The idea for the study grew out of Dorris' graduate field work, during which he lived and worked in a small Alaskan fishing village and "became as much a part of the community as the inhabitants would let me." His continued contact with the village after completing his field work - and subsequently receiving his master's degree in anthropology at Yale - led to an invitation in 1975 to be a consultant at a meeting in nearby Yakutat. Yakutat, he explains, is an oil-producing village of 400 inhabitants which is weathering the influx of 3,000 outsiders for business purposes. "There I saw a Community thousands of years old, being changed into a corporate structure subject to corporate law," Dorris recalls. "It was clear that the act . was beneficial to corporate and financial concerns which could impose their economic structure on a community and make that the gestalt, and that it was not as beneficial to natives as everyone had been led to believe."

Dorris' study is destined to become a book, which will share shelf space with his two completed texts and a third now in manuscript form. One of the texts, which deals with North America before contact with Europe, is the basic reader for the introductory course in the Native American Studies program. Dorris himself teaches that course, and he has at one time or another taught all of the 12 courses offered in Native American Studies. "In the lean years when the program was just getting off the ground, I was the only faculty member who was consistently here," Dorris says, "so I had to teach it all. I even had to go back and learn things I had never learned in grad school."

Now that the program is off the ground with what he calls "consistent help and support of the administration and faculty," teaching duties are shared with two other professors, both of whom have co-appointments with other departments - like his own with anthropology. This means Dorris can teach what he likes, which for him is the Contemporary Native American Societies course. "We cover federal Indian law, Native American issues dealing with natural resources, stereotyping, everything," he says. One of the ways he brings students into the mainstream of the course is by gameplaying, a method he has packaged and will publish within the year. One popular game, the one with which he often opens his Contemporary Societies course, is the law game. "Everyone has a role - there is a leader, a rival, workers, bosses, children, criminals. Anyone may write a law on the blackboard - such as 'no killing' - and anyone else may erase that law if he disagrees with it. We go on this way for two hours, and it can really get quite violent." In the most recent staging of the law game, he adds with a laugh, "the only law left on the board at the end of the hour was 'Children must obey their parents.' "

Though Native American Studies is a recognized College program offering a modified major, Dorris notes that "we really had to prove ourselves in the beginning. People thought of Native American Studies as some kind of pop ethnic-studies major, or of existing only for native students. But the program was founded with the idea that it was an academic discipline, open to all students." The program recently received a $200,000 grant from the Educational Foundation of America to fund student interns doing research and Field work in Native American Studies.

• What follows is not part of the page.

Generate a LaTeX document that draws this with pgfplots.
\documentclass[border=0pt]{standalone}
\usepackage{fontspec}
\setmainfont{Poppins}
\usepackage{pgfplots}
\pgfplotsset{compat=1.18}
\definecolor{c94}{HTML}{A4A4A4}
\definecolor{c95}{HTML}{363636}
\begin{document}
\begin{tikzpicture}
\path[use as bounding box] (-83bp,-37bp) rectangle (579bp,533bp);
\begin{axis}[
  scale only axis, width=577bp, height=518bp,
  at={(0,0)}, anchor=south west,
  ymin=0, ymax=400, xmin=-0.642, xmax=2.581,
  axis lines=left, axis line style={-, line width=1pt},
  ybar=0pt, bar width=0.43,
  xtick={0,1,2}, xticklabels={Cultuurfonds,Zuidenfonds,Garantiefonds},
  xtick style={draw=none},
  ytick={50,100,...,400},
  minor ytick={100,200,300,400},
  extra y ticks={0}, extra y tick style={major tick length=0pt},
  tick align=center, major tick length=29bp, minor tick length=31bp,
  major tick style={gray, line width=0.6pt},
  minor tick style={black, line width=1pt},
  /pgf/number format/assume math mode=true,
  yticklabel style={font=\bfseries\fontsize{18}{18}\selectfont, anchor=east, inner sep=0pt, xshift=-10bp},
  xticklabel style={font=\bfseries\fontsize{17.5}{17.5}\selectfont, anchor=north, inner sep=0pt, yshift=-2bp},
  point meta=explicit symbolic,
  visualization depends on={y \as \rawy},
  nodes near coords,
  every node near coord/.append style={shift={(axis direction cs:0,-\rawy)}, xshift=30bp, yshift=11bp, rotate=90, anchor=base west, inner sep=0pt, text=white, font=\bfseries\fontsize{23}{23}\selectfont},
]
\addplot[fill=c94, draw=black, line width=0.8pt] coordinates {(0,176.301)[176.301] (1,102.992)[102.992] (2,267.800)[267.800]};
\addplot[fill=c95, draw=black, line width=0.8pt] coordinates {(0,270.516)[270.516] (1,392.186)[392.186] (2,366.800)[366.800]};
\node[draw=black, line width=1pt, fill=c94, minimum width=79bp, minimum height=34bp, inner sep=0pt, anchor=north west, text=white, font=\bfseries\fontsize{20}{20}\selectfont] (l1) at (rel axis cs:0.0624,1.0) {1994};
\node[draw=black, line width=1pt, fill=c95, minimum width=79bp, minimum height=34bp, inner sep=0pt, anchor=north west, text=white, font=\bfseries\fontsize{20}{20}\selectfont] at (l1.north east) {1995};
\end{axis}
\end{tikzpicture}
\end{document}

Even at home, Dorris has had to contend with misunderstandings about Native Americans. "There was a library that called up to see if the kids could dance for some program they were having," he says ruefully. "And a woman called the other night to see if I could teach her husband how to tan deerhide." Does such stereotyping, which he tries to counteract in his courses, annoy him? "The only thing that bothers me is when people are intentionally cruel about, say, using the Indian symbol. But generally, though, students have listened when Native Americans say it is offensive to them."

While the seemingly inexhaustible Dorris cheerfully says he has "no spare time," he admits to relaxing with mystery stories, "junk books," and television. "But really," he says, "I have three children, three books, and a full course load. Most of the time, that's plenty."